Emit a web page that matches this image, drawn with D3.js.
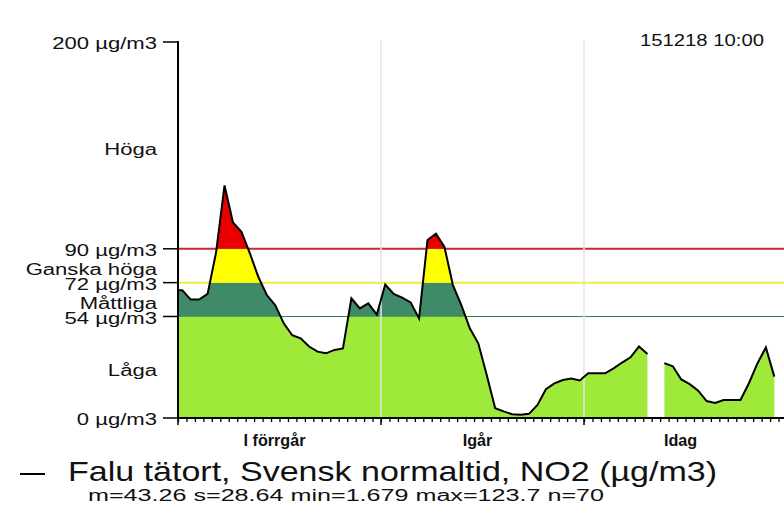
--
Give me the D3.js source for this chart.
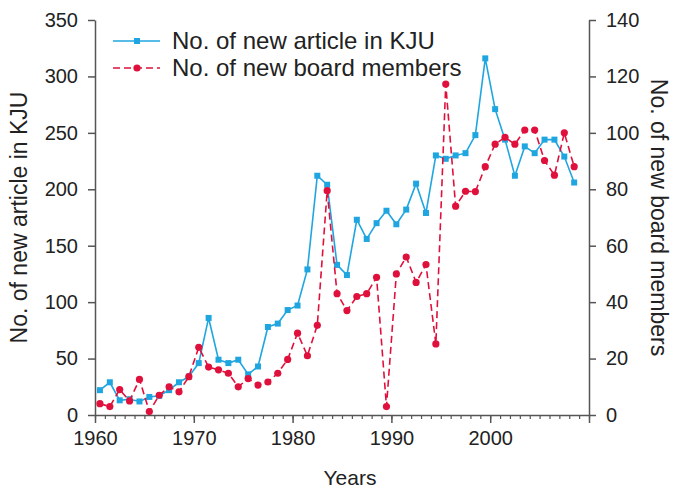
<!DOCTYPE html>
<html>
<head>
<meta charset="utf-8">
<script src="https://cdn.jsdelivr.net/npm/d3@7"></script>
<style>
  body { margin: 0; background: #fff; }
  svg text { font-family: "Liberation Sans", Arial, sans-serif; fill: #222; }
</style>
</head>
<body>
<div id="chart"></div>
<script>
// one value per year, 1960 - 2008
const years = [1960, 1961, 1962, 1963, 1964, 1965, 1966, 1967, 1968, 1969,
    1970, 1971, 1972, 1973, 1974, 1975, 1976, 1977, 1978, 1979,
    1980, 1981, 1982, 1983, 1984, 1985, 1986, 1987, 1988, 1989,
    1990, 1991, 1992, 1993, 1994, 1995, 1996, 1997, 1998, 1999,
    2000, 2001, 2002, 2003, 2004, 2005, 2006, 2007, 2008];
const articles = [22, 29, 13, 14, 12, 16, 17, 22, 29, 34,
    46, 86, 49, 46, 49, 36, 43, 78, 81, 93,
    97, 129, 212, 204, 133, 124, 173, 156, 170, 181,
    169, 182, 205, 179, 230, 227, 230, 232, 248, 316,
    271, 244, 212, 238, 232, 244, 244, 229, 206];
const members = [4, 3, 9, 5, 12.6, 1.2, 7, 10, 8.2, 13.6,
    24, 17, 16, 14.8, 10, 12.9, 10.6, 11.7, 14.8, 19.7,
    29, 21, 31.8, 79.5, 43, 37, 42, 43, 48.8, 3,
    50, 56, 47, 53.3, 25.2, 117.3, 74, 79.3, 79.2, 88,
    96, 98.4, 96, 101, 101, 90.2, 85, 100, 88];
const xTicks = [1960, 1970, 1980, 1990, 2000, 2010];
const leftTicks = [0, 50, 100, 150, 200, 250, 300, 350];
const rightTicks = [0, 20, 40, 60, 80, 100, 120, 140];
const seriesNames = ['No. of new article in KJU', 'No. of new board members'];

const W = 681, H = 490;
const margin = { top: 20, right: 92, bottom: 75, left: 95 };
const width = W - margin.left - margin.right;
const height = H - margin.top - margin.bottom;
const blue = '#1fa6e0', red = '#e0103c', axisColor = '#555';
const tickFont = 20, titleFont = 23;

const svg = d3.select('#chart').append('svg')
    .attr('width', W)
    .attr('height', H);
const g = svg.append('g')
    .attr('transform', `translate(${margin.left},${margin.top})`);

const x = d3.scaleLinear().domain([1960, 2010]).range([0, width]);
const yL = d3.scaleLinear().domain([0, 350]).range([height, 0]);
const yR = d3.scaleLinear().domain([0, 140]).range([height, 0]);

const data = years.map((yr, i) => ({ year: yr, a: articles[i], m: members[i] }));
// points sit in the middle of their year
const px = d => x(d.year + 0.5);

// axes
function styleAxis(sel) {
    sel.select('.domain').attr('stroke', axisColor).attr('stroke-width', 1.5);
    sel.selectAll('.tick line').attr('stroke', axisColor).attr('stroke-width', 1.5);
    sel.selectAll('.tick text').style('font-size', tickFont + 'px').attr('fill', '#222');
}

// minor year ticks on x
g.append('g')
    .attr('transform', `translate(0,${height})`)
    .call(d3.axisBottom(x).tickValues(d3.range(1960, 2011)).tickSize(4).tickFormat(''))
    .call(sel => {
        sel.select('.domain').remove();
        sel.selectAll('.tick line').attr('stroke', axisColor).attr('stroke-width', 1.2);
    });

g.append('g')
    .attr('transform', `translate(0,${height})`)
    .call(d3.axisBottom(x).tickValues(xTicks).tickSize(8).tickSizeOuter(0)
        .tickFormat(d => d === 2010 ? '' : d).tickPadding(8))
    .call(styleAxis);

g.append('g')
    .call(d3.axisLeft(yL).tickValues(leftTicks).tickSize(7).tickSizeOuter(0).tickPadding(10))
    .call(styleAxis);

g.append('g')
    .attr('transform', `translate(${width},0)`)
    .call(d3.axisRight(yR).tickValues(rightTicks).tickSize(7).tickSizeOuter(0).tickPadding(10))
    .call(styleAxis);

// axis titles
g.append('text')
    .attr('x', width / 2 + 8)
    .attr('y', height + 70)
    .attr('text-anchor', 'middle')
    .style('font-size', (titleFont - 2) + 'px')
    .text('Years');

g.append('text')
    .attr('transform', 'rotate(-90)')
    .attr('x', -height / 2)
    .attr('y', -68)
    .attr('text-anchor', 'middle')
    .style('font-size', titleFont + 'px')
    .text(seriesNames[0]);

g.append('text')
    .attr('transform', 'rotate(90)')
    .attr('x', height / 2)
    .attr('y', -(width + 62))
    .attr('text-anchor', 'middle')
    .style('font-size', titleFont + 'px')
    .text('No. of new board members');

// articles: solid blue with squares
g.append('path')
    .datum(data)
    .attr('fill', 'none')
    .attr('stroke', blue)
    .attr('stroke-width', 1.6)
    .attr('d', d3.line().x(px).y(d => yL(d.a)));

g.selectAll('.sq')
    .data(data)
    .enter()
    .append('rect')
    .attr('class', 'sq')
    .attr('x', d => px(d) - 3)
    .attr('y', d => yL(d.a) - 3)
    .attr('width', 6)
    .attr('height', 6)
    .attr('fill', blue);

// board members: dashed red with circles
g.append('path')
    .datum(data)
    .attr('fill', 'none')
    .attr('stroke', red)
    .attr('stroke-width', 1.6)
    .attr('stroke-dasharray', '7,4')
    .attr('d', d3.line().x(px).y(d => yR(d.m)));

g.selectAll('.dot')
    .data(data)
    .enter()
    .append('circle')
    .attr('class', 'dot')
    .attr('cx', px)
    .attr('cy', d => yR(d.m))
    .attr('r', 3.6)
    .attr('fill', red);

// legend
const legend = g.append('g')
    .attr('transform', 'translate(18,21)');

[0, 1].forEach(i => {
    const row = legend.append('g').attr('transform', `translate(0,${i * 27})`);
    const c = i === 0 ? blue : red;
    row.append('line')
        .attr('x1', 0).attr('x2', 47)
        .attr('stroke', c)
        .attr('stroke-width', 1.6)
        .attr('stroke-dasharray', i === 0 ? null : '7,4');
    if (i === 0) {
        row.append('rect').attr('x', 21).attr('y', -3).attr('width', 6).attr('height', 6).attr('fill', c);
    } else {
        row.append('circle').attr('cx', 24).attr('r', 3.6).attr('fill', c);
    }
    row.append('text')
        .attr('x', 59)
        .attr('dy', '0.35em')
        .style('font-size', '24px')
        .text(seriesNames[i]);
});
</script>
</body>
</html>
---
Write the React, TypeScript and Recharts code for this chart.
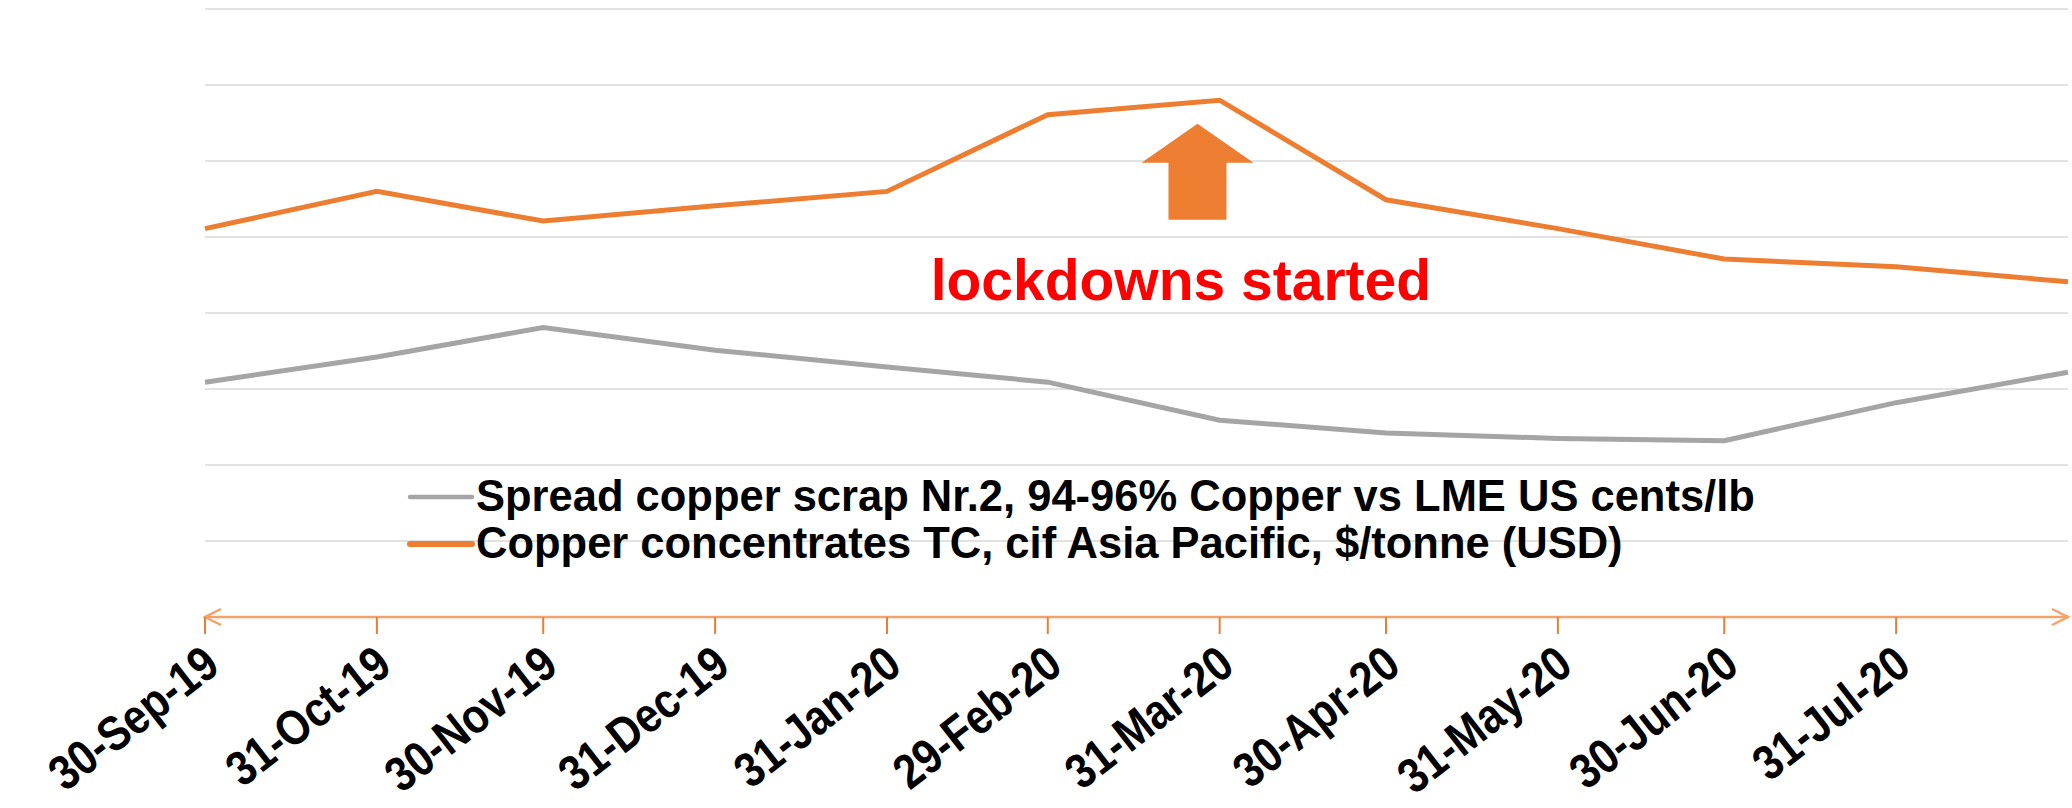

**Given problem:** Repeat exactly, and only, the entries from the line with "Give me the D3.js source for this chart." through the line with "const seriesNames = ['No.". Pictures are skipped.

**Result:**
Give me the D3.js source for this chart.
<!DOCTYPE html>
<html>
<head>
<meta charset="utf-8">
<script src="https://cdn.jsdelivr.net/npm/d3@7"></script>
<style>
  body { margin: 0; background: #fff; }
  svg text { font-family: "Liberation Sans", Arial, sans-serif; fill: #222; }
</style>
</head>
<body>
<div id="chart"></div>
<script>
// one value per year, 1960 - 2008
const years = [1960, 1961, 1962, 1963, 1964, 1965, 1966, 1967, 1968, 1969,
    1970, 1971, 1972, 1973, 1974, 1975, 1976, 1977, 1978, 1979,
    1980, 1981, 1982, 1983, 1984, 1985, 1986, 1987, 1988, 1989,
    1990, 1991, 1992, 1993, 1994, 1995, 1996, 1997, 1998, 1999,
    2000, 2001, 2002, 2003, 2004, 2005, 2006, 2007, 2008];
const articles = [22, 29, 13, 14, 12, 16, 17, 22, 29, 34,
    46, 86, 49, 46, 49, 36, 43, 78, 81, 93,
    97, 129, 212, 204, 133, 124, 173, 156, 170, 181,
    169, 182, 205, 179, 230, 227, 230, 232, 248, 316,
    271, 244, 212, 238, 232, 244, 244, 229, 206];
const members = [4, 3, 9, 5, 12.6, 1.2, 7, 10, 8.2, 13.6,
    24, 17, 16, 14.8, 10, 12.9, 10.6, 11.7, 14.8, 19.7,
    29, 21, 31.8, 79.5, 43, 37, 42, 43, 48.8, 3,
    50, 56, 47, 53.3, 25.2, 117.3, 74, 79.3, 79.2, 88,
    96, 98.4, 96, 101, 101, 90.2, 85, 100, 88];
const xTicks = [1960, 1970, 1980, 1990, 2000, 2010];
const leftTicks = [0, 50, 100, 150, 200, 250, 300, 350];
const rightTicks = [0, 20, 40, 60, 80, 100, 120, 140];
const seriesNames = ['No. of new article in KJU', 'No. of new board members'];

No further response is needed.